The task ▸
Images are not part of the copy; transcribe all the data exactly.
Begin
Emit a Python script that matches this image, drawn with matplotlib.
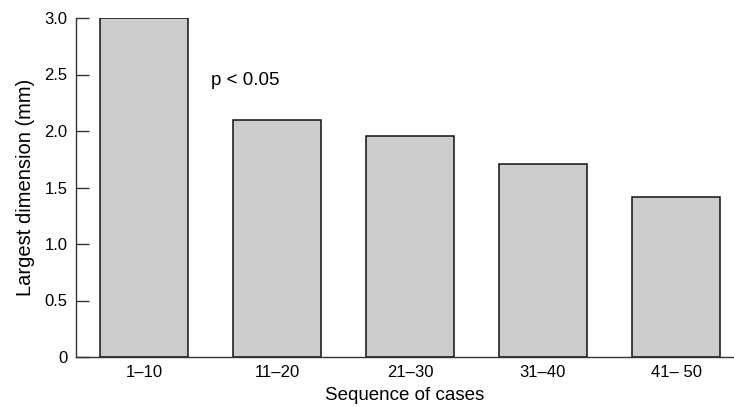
import matplotlib
matplotlib.use("Agg")
import matplotlib.pyplot as plt

categories = ["1\u201310", "11\u201320", "21\u201330", "31\u201340", "41\u2013 50"]
values = [3.0, 2.1, 1.96, 1.71, 1.42]
yticks = [0, 0.5, 1.0, 1.5, 2.0, 2.5, 3.0]
yticklabels = ["0", "0.5", "1.0", "1.5", "2.0", "2.5", "3.0"]

plt.rcParams['font.family'] = ['Liberation Sans', 'DejaVu Sans']

fig = plt.figure(figsize=(7.34, 4.07), dpi=100)
ax = fig.add_axes([76/734, 50/407, 658/734, 339/407])

x = list(range(len(categories)))
ax.bar(x, values, width=0.66, color='#cccccc', edgecolor='#111111', linewidth=1.1)

ax.set_xlim(-0.511, 4.436)
ax.set_ylim(0, 3.0)
ax.set_yticks(yticks)
ax.set_yticklabels(yticklabels)
ax.set_xticks(x)
ax.set_xticklabels(categories)

for s in ['top', 'right']:
    ax.spines[s].set_visible(False)
for s in ['left', 'bottom']:
    ax.spines[s].set_color('#333333')
    ax.spines[s].set_linewidth(1.0)

ax.tick_params(axis='y', direction='in', length=9.6, width=1.0, color='#333333',
               labelsize=12, pad=6)
ax.tick_params(axis='x', length=0, labelsize=12, pad=6)

ax.set_xlabel("Sequence of cases", fontsize=13.5, labelpad=5)
ax.set_ylabel("Largest dimension (mm)", fontsize=14.5, labelpad=7)

ax.text(0.76, 2.45, "p < 0.05", fontsize=13.5, ha='center', va='center')

fig.savefig("out.png", dpi=100)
End
Exercise result ▸
Emit a Python script that matches this image, drawn with matplotlib.
import matplotlib
matplotlib.use("Agg")
import matplotlib.pyplot as plt

categories = ["1\u201310", "11\u201320", "21\u201330", "31\u201340", "41\u2013 50"]
values = [3.0, 2.1, 1.96, 1.71, 1.42]
yticks = [0, 0.5, 1.0, 1.5, 2.0, 2.5, 3.0]
yticklabels = ["0", "0.5", "1.0", "1.5", "2.0", "2.5", "3.0"]

plt.rcParams['font.family'] = ['Liberation Sans', 'DejaVu Sans']

fig = plt.figure(figsize=(7.34, 4.07), dpi=100)
ax = fig.add_axes([76/734, 50/407, 658/734, 339/407])

x = list(range(len(categories)))
ax.bar(x, values, width=0.66, color='#cccccc', edgecolor='#111111', linewidth=1.1)

ax.set_xlim(-0.511, 4.436)
ax.set_ylim(0, 3.0)
ax.set_yticks(yticks)
ax.set_yticklabels(yticklabels)
ax.set_xticks(x)
ax.set_xticklabels(categories)

for s in ['top', 'right']:
    ax.spines[s].set_visible(False)
for s in ['left', 'bottom']:
    ax.spines[s].set_color('#333333')
    ax.spines[s].set_linewidth(1.0)

ax.tick_params(axis='y', direction='in', length=9.6, width=1.0, color='#333333',
               labelsize=12, pad=6)
ax.tick_params(axis='x', length=0, labelsize=12, pad=6)

ax.set_xlabel("Sequence of cases", fontsize=13.5, labelpad=5)
ax.set_ylabel("Largest dimension (mm)", fontsize=14.5, labelpad=7)

ax.text(0.76, 2.45, "p < 0.05", fontsize=13.5, ha='center', va='center')

fig.savefig("out.png", dpi=100)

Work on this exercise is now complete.